Countries With Highest And Lowest Cryptocurrency Tax

For thousands of cryptocurrency investors in India, Union Budget 2022-23 has brought both cheer and disappointment. Investors are happy because uncertainties related to legality of cryptocurrency transactions has been eliminated. This is a huge relief, as earlier the government had proposed to ban cryptocurrency trading. It had led to panic selling and several cryptocurrencies had reported drop in their valuation.

By imposing tax on digital assets (cryptocurrencies and Non-Fungible Tokens (NFTs), the government is sending a clear message that cryptocurrencytransactions are now fully legal.

The government will also launch its own digital currency known as Central Bank Digital Currency (CBDC). This will be based on blockchain and other technologies, just like other cryptocurrencies. Digital Rupee will debut in 2022-23 and will aim at mass scale circulation. It will be issued by the Reserve Bank of India (RBI).

Why cryptocurrency investors are still unhappy?

High tax rate of 30% – Even though cryptocurrency trading has been officially legalized by the government, not everyone seems to be happy. That’s primarily because the government has imposed tax of 30% on income derived from trading of virtual digital assets. This is quite high, at around the same level as tax imposed on things like lottery, horse racing, gambling, etc.

By imposing a high tax rate, the government may actually be dissuading people from investing in virtual digital assets. Tax rate of 30% is much higher in comparison to traditional investment options such as equity, mutual funds, real estate, etc. The high tax rate may prompt people to invest their money via international trading platforms. This in turn will limit government’s tax revenue.

1% TDS – Another thing troubling investors is that 1% TDS will be charged for every transfer of virtual digital asset. This may not be much of a problem for long-term investors. But it will surely be quite expensive for intra-day traders in India.
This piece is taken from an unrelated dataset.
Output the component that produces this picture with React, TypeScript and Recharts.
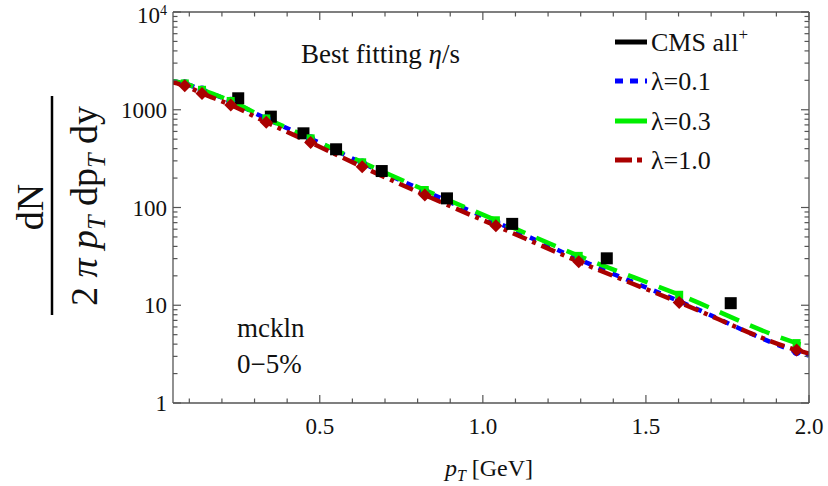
import React from "react";
import { ComposedChart, Line, Scatter, XAxis, YAxis, Legend } from "recharts";

const FONT = "'Liberation Serif', 'Times New Roman', Times, serif";
const AXIS = "#555555";
const TXT = { fontFamily: FONT, fill: "#111" };

// model curves, sampled at the marker points (plus the two ends)
const modelPt = [0.05, 0.086, 0.139, 0.227, 0.336, 0.472, 0.63, 0.822, 1.04, 1.294, 1.602, 1.962, 2.0];
const lambda01 = [1960, 1850, 1590, 1220, 810, 505, 285, 147, 71, 29.5, 11.0, 3.35, 3.05];
const lambda03 = [1960, 1860, 1600, 1230, 815, 510, 290, 151, 74, 32, 12.8, 4.1, 3.75];
const lambda10 = [1900, 1760, 1470, 1120, 745, 461, 261, 134, 65, 27.9, 10.7, 3.48, 3.2];

// CMS all+ points
const cmsPt = [0.25, 0.35, 0.45, 0.55, 0.69, 0.89, 1.09, 1.38, 1.76];
const cmsVal = [1310, 850, 574, 394, 236, 124, 68, 30.2, 10.5];

const legendNames = ["CMS all", "λ=0.1", "λ=0.3", "λ=1.0"];

const xMajor = [0.5, 1.0, 1.5, 2.0];
const xMajorLabels = ["0.5", "1.0", "1.5", "2.0"];
const xMinor = [0.1, 0.2, 0.3, 0.4, 0.6, 0.7, 0.8, 0.9, 1.1, 1.2, 1.3, 1.4, 1.6, 1.7, 1.8, 1.9];

const yMajor = [1, 10, 100, 1000, 10000];
const yMajorLabels = ["1", "10", "100", "1000", "10"];
const yMinor = [
  2, 3, 4, 5, 6, 7, 8, 9, 20, 30, 40, 50, 60, 70, 80, 90,
  200, 300, 400, 500, 600, 700, 800, 900, 2000, 3000, 4000, 5000, 6000, 7000, 8000, 9000,
];

const toRows = (vals: number[]) => modelPt.map((pT, i) => ({ pT, v: vals[i] }));
const blueData = toRows(lambda01);
const greenData = toRows(lambda03);
const redData = toRows(lambda10);
const cmsData = cmsPt.map((pT, i) => ({ pT, v: cmsVal[i] }));

const xTicks = [...xMinor, ...xMajor].sort((a, b) => a - b);
const yTicks = [...yMinor, ...yMajor].sort((a, b) => a - b);

const majorIdx = (arr: number[], v: number) => arr.findIndex((m) => Math.abs(m - v) < 1e-6);

const BLUE = "#0000ff";
const GREEN = "#00ee00";
const RED = "#aa0000";

function BottomTick(props: any) {
  const { x, y, payload } = props;
  const mi = majorIdx(xMajor, payload.value);
  return (
    <g>
      <line x1={x} x2={x} y1={y} y2={y - (mi >= 0 ? 8 : 4.5)} stroke={AXIS} strokeWidth={1.2} />
      {mi >= 0 && (
        <text x={x} y={y + 31} textAnchor="middle" fontSize={23} style={TXT}>
          <tspan>{xMajorLabels[mi]}</tspan>
        </text>
      )}
    </g>
  );
}

function TopTick(props: any) {
  const { x, y, payload } = props;
  const mi = majorIdx(xMajor, payload.value);
  return <line x1={x} x2={x} y1={y} y2={y + (mi >= 0 ? 8 : 4.5)} stroke={AXIS} strokeWidth={1.2} />;
}

function LeftTick(props: any) {
  const { x, y, payload } = props;
  const mi = majorIdx(yMajor, payload.value);
  const top = mi === yMajor.length - 1;
  return (
    <g>
      <line x1={x} x2={x + (mi >= 0 ? 8 : 4.5)} y1={y} y2={y} stroke={AXIS} strokeWidth={1.2} />
      {mi >= 0 && (
        <text x={x - 6} y={top ? y + 3 : y} dy="0.35em" textAnchor="end" fontSize={23} style={TXT}>
          <tspan>{yMajorLabels[mi]}</tspan>
          {top && (
            <tspan dy={-8} fontSize={14}>
              4
            </tspan>
          )}
        </text>
      )}
    </g>
  );
}

function RightTick(props: any) {
  const { x, y, payload } = props;
  const mi = majorIdx(yMajor, payload.value);
  return <line x1={x} x2={x - (mi >= 0 ? 8 : 4.5)} y1={y} y2={y} stroke={AXIS} strokeWidth={1.2} />;
}

const makeDot = (kind: "circle" | "square" | "diamond", color: string) => (props: any) => {
  const { cx, cy, index } = props;
  const key = `${kind}-${index}`;
  if (index === 0 || index === modelPt.length - 1 || cx == null) return <g key={key} />;
  if (kind === "circle") return <circle key={key} cx={cx} cy={cy} r={4.5} fill={color} />;
  if (kind === "square") return <rect key={key} x={cx - 4} y={cy - 4} width={8} height={8} fill={color} />;
  return (
    <path
      key={key}
      d={`M${cx},${cy - 6.5}L${cx + 6.5},${cy}L${cx},${cy + 6.5}L${cx - 6.5},${cy}Z`}
      fill={color}
    />
  );
};

const CmsSquare = (props: any) => {
  const { cx, cy } = props;
  return <rect x={cx - 6} y={cy - 6} width={12} height={12} fill="#000" />;
};

function LegendBox() {
  const rows = [22, 61, 101, 140];
  const styles = [
    { stroke: "#000", dash: undefined },
    { stroke: BLUE, dash: "8 7" },
    { stroke: GREEN, dash: undefined },
    { stroke: RED, dash: "17 5 5 5" },
  ];
  return (
    <svg width={220} height={160} style={{ overflow: "visible" }}>
      {rows.map((ry, i) => (
        <g key={i}>
          <line x1={3} x2={35} y1={ry} y2={ry} stroke={styles[i].stroke} strokeWidth={5} strokeDasharray={styles[i].dash} />
          <text x={39} y={ry + 9} fontSize={26} style={TXT}>
            <tspan>{legendNames[i]}</tspan>
            {i === 0 && (
              <tspan dy={-11} fontSize={17}>
                +
              </tspan>
            )}
          </text>
        </g>
      ))}
    </svg>
  );
}

export default function App() {
  return (
    <div
      style={{ position: "absolute", left: 0, top: 0, width: 828, height: 486, background: "#fff", fontFamily: FONT }}
    >
      <ComposedChart width={828} height={486} margin={{ top: 11, right: 18, bottom: 82, left: 172 }}>
        <XAxis
          dataKey="pT"
          type="number"
          domain={[0.05, 2.0]}
          allowDataOverflow
          ticks={xTicks}
          interval={0}
          tick={<BottomTick />}
          tickSize={0}
          tickMargin={0}
          tickLine={false}
          axisLine={{ stroke: AXIS, strokeWidth: 1.3 }}
          height={1}
        />
        <XAxis
          xAxisId="top"
          orientation="top"
          dataKey="pT"
          type="number"
          domain={[0.05, 2.0]}
          allowDataOverflow
          ticks={xTicks}
          interval={0}
          tick={<TopTick />}
          tickSize={0}
          tickMargin={0}
          tickLine={false}
          axisLine={{ stroke: AXIS, strokeWidth: 1.3 }}
          height={1}
        />
        <YAxis
          type="number"
          scale="log"
          domain={[1, 10000]}
          allowDataOverflow
          ticks={yTicks}
          interval={0}
          tick={<LeftTick />}
          tickSize={0}
          tickMargin={0}
          tickLine={false}
          axisLine={{ stroke: AXIS, strokeWidth: 1.3 }}
          width={1}
        />
        <YAxis
          yAxisId="right"
          orientation="right"
          type="number"
          scale="log"
          domain={[1, 10000]}
          allowDataOverflow
          ticks={yTicks}
          interval={0}
          tick={<RightTick />}
          tickSize={0}
          tickMargin={0}
          tickLine={false}
          axisLine={{ stroke: AXIS, strokeWidth: 1.3 }}
          width={1}
        />
        <Line
          data={blueData}
          dataKey="v"
          type="monotone"
          stroke={BLUE}
          strokeWidth={4.5}
          strokeDasharray="7 8"
          dot={makeDot("circle", BLUE)}
          activeDot={false}
          isAnimationActive={false}
        />
        <Line
          data={greenData}
          dataKey="v"
          type="monotone"
          stroke={GREEN}
          strokeWidth={4.5}
          strokeDasharray="21 12"
          dot={makeDot("square", GREEN)}
          activeDot={false}
          isAnimationActive={false}
        />
        <Line
          data={redData}
          dataKey="v"
          type="monotone"
          stroke={RED}
          strokeWidth={4.5}
          strokeDasharray="15 6 4 6"
          dot={makeDot("diamond", RED)}
          activeDot={false}
          isAnimationActive={false}
        />
        <Scatter data={cmsData} dataKey="v" shape={<CmsSquare />} isAnimationActive={false} />
        <Legend
          content={() => <LegendBox />}
          layout="horizontal"
          align="center"
          verticalAlign="middle"
          wrapperStyle={{ position: "absolute", left: 612, top: 20, width: 220, height: 160 }}
        />
        <text x={301} y={63} fontSize={27} style={TXT}>
          <tspan>Best fitting </tspan>
          <tspan fontStyle="italic">η</tspan>
          <tspan>/s</tspan>
        </text>
        <text x={237} y={337} fontSize={27} style={TXT}>
          <tspan>mckln</tspan>
        </text>
        <text x={237} y={373} fontSize={27} style={TXT}>
          <tspan>0−5%</tspan>
        </text>
        <text x={489} y={476} textAnchor="middle" fontSize={24} style={TXT}>
          <tspan fontStyle="italic">p</tspan>
          <tspan fontStyle="italic" fontSize={16} dy={5}>
            T
          </tspan>
          <tspan dy={-5}> [GeV]</tspan>
        </text>
        <line x1={52} x2={52} y1={96} y2={315} stroke="#000" strokeWidth={2.5} />
        <text transform="translate(43,207) rotate(-90)" textAnchor="middle" fontSize={38} style={TXT}>
          <tspan>dN</tspan>
        </text>
        <text transform="translate(97,206) rotate(-90)" textAnchor="middle" fontSize={38} style={TXT}>
          <tspan>2 </tspan>
          <tspan fontStyle="italic">π</tspan>
          <tspan> </tspan>
          <tspan fontStyle="italic">p</tspan>
          <tspan fontStyle="italic" fontSize={26} dy={8}>
            T
          </tspan>
          <tspan dy={-8}> dp</tspan>
          <tspan fontStyle="italic" fontSize={26} dy={8}>
            T
          </tspan>
          <tspan dy={-8}> dy</tspan>
        </text>
      </ComposedChart>
    </div>
  );
}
Other cryptocurrency rules framed by the government seem okay. For example, loss from digital assets cannot be set off against any other income. Digital assets gifted to any person will be taxed in the hands of the recipient.
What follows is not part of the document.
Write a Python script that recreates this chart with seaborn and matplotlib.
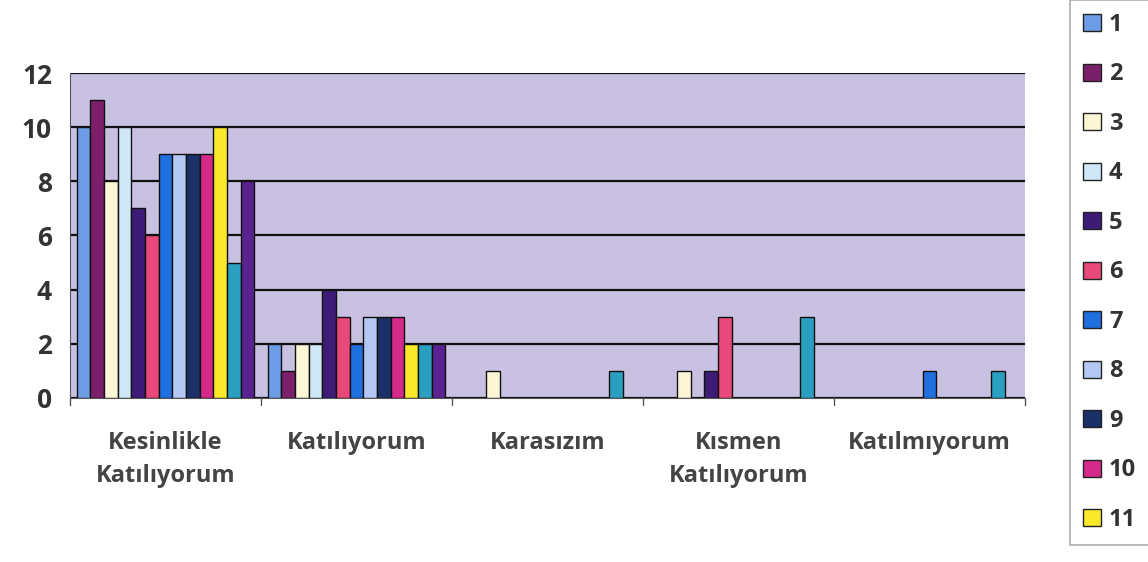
import matplotlib
matplotlib.use("Agg")
import matplotlib.pyplot as plt
import seaborn as sns
import pandas as pd
from matplotlib.patches import Patch

# kategoriler
categories = ["Kesinlikle\nKatılıyorum", "Katılıyorum", "Karasızım",
              "Kısmen\nKatılıyorum", "Katılmıyorum"]
series = [str(i) for i in range(1, 14)]

# her seri için kategori değerleri
values = {
    "1":  [10, 2, 0, 0, 0],
    "2":  [11, 1, 0, 0, 0],
    "3":  [8, 2, 1, 1, 0],
    "4":  [10, 2, 0, 0, 0],
    "5":  [7, 4, 0, 1, 0],
    "6":  [6, 3, 0, 3, 0],
    "7":  [9, 2, 0, 0, 1],
    "8":  [9, 3, 0, 0, 0],
    "9":  [9, 3, 0, 0, 0],
    "10": [9, 3, 0, 0, 0],
    "11": [10, 2, 0, 0, 0],
    "12": [5, 2, 1, 3, 1],
    "13": [8, 2, 0, 0, 0],
}

colors = ["#6d9ce6", "#7b1f6a", "#fbf6d6", "#cfe7f7", "#3f1b78", "#e8497a",
          "#1f6fdf", "#b3c9f3", "#1b2f68", "#d62a8a", "#fbe92c", "#2b9fbf",
          "#5a2290"]

rows = []
for s in series:
    for c, v in zip(categories, values[s]):
        rows.append({"kategori": c, "seri": s, "deger": v})
df = pd.DataFrame(rows)

sns.set_style("white")
plt.rcParams["font.family"] = ["Open Sans", "DejaVu Sans"]

fig = plt.figure(figsize=(11.48, 5.62), dpi=100)
ax = fig.add_axes([0.061, 0.292, 0.832, 0.578])
ax.set_facecolor("#c9c1e1")

sns.barplot(data=df, x="kategori", y="deger", hue="seri", palette=colors,
            saturation=1, width=0.93, edgecolor="#111111", linewidth=1.0,
            ax=ax, legend=False, zorder=3)

ax.set_ylim(0, 12)
ax.set_yticks(range(0, 13, 2))
ax.yaxis.grid(True, color="#111111", linewidth=1.6, zorder=0)
ax.set_axisbelow(True)
ax.set_xlim(-0.5, 4.5)
ax.set_xlabel("")
ax.set_ylabel("")
for side in ["top", "right"]:
    ax.spines[side].set_visible(False)
ax.spines["left"].set_color("#555555")
ax.spines["bottom"].set_color("#555555")
ax.tick_params(axis="y", labelsize=19, length=5, color="#555555", labelcolor="#333333", pad=8)
ax.tick_params(axis="x", labelsize=17, length=0, pad=24, labelcolor="#444444")
for lbl in ax.get_yticklabels() + ax.get_xticklabels():
    lbl.set_fontweight("bold")
    lbl.set_linespacing(1.5)

# kategori ayraçları
for x in [-0.5, 0.5, 1.5, 2.5, 3.5, 4.5]:
    ax.plot([x, x], [0, -0.25], color="#555555", lw=1, clip_on=False)

handles = [Patch(facecolor=colors[i], edgecolor="#222222", label=series[i])
           for i in range(11)]
leg = fig.legend(handles=handles, loc="upper left", bbox_to_anchor=(0.932, 1.0),
                 frameon=True, fancybox=False, fontsize=17, handlelength=0.75,
                 handleheight=0.75, labelspacing=1.08, borderpad=0.55,
                 handletextpad=0.35, borderaxespad=0)
leg.get_frame().set_edgecolor("#999999")
leg.get_frame().set_linewidth(1.2)
for t in leg.get_texts():
    t.set_fontweight("bold")
    t.set_color("#333333")

fig.savefig("out.png", dpi=100)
While 30% tax on cryptocurrency is certainly high, it is at least better than having completely banned trading in cryptocurrencies. Countries like China, Bangladesh, Morocco, Oman, Tunisia, Algeria, Qutar, Iraq and Egypt have imposed a blanket ban on cryptocurrencies.

Talking about tax rates on cryptocurrency, it varies from country to country. Here’s a quick overview.

Countries with high cryptocurrency tax

  • USA – In United States, cryptocurrency is treated as capital gains and taxed accordingly. Short term capital gain is taxed in the range of 10% to 37% whereas long term gains are taxed in the range of 0-20%.
  • UK – If you are a basic rate taxpayer, you will have to pay 10% tax on cryptocurrency transactions. For higher and additional rate taxpayers, tax is charged at 20%.
  • Netherlands – Tax rate in this country varies based on taxpayers’ income and profile. In case of cryptocurrency, the highest possible tax rate is 31%.
  • Australia – In this country, crypto transactions are treated as capital gains. For capital gains of more than 12 months, the tax rate is 50%.
  • Canada – Crypto assets are treated as commodity. Highest applicable tax rate on crypto assets is 33%.

Countries with lowest cryptocurrency tax

Some countries are a lot more lenient when it comes to imposing tax on crypto transactions. Countries with nil or lowest crypto tax rates include Germany, Switzerland, Portugal, Singapore, Cyprus, Malta, Malaysia, and Bermuda.

Will crypto tax reduce in India in future?

Although 30% tax rate on cryptocurrencies is high, experts believe that it may not remain like this forever. Tax rates have been continually revised in India and it would apply to cryptocurrencies as well.

The government may be taking a hard step initially to ascertain how things work out. This is something entirely new, so it makes sense to be cautious during initial stages. As more data is generated and crypto’s impact on economy is better understood, the tax rate may be revised.